When Bad Boys, a particularly divisive debate about modern masculinity, ends without consensus among the panelists the atmosphere on the festival grounds takes on an almost fervent quality as departing audience members grab the nearest person, stranger or not, to urgently demand what they thought of that last point.
Not all discussions are so accessible. While the festival aims to bring philosophy to the masses, it’s not dumbing anything down any theories – a fact I am acutely aware of during ‘A Crack in Everything.’
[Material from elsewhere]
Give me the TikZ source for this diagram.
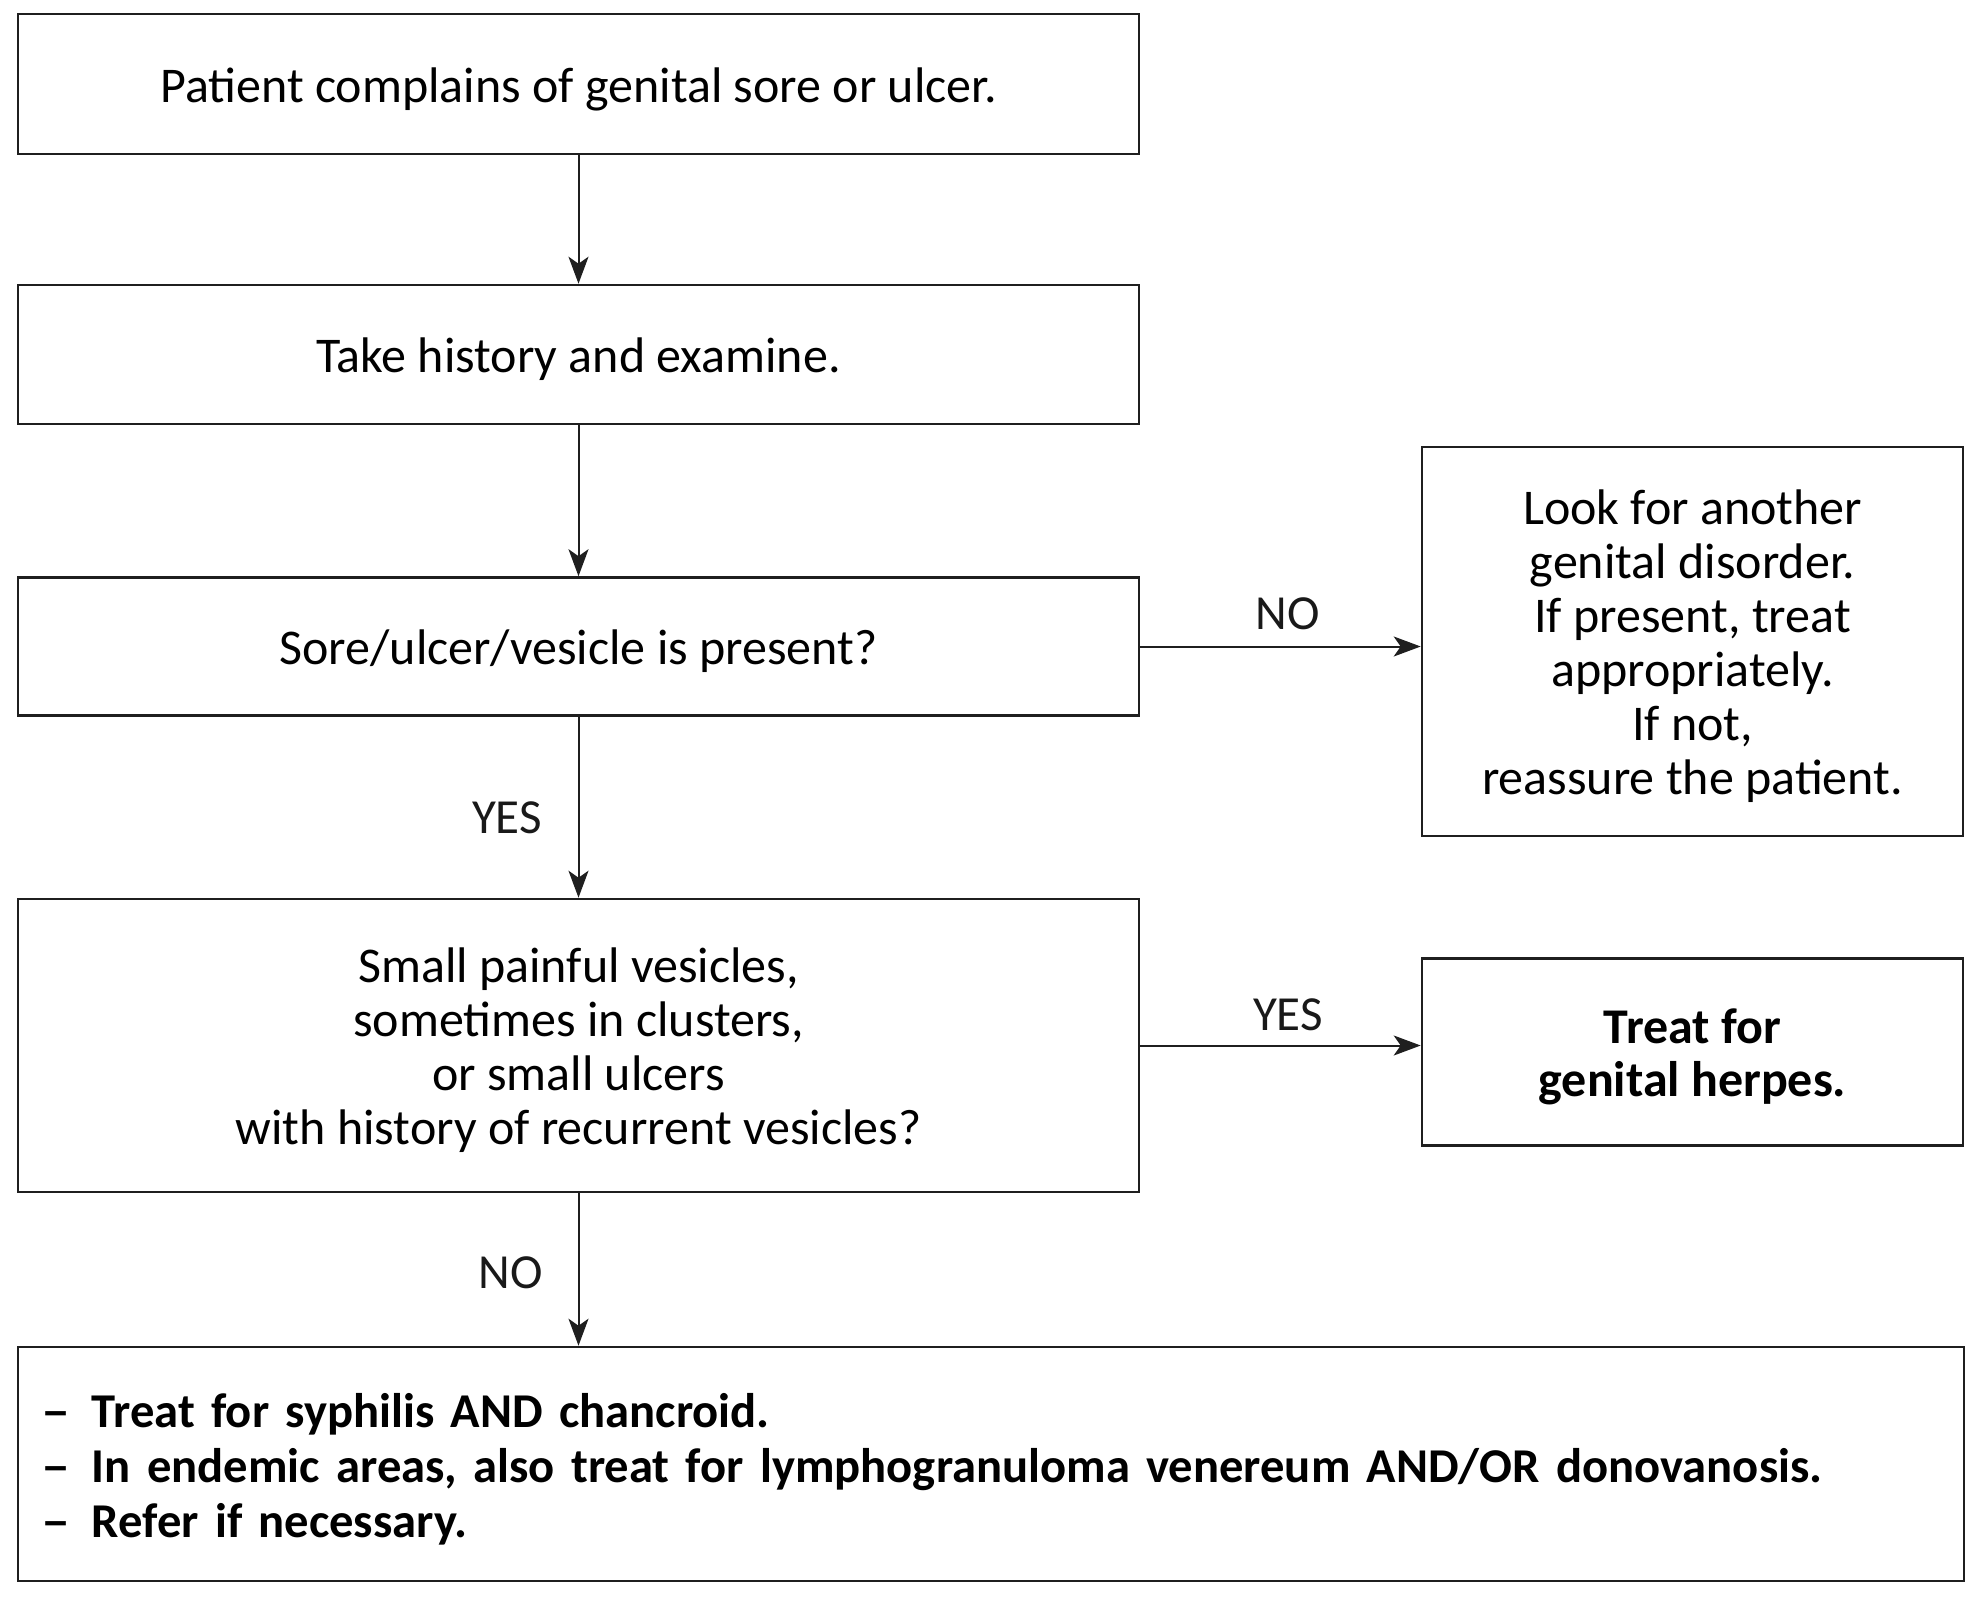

Condensation is starting to form on the plastic windows of the main tent where people of an astonishing variety of ages have packed in for the panel debate that includes founder Lawson and Slovenian heavyweight Slavoj Žižek.
‘Is paradox an unavoidable consequence of the limits of the human mind?’ the moderator posits.
As I watch Žižek ruminate on the nature of paradox through a crystal clear Skype connection on the screen, I’m distracted by his fridge magnets. He’s slouched at his kitchen table, the dishevelled academic personified. Don’t world famous philosophers have their own offices?
‘Paradox is proof that we have made contact with reality,’ he says.
‘But reality is in some sense ontologically unfinished.’ counters Lawson.
I can feel my intellectual feet struggling to touch the ground.
‘He’s such a fascinating man,’ gushes the guy to my right.
Like most of the people I’ve spoken to, the two men next to me met earlier this afternoon, bonded by their shared scholarly devotion to Žižek’s YouTube lectures. They assure me his talks are usually easier to follow but I don’t mind. I’m enjoying the show.
As the sun sets over the heath, the venues transition from speakers to musical and comedy acts. I wander to a tent selling books where the playful melodies of a ragtag band called Tugboat Captain offers a refreshing balm to my over-stimulated mind. Two women seated at a table in the crowd are poring over their programme, making annotations and circling talks for the next day. The elderly man next to them smiles as he watches a boy dance near the stage.
I may have more questions and doubts than answers about what’s happening to our society after this weekend but I leave more certain of one thing – that I am not alone.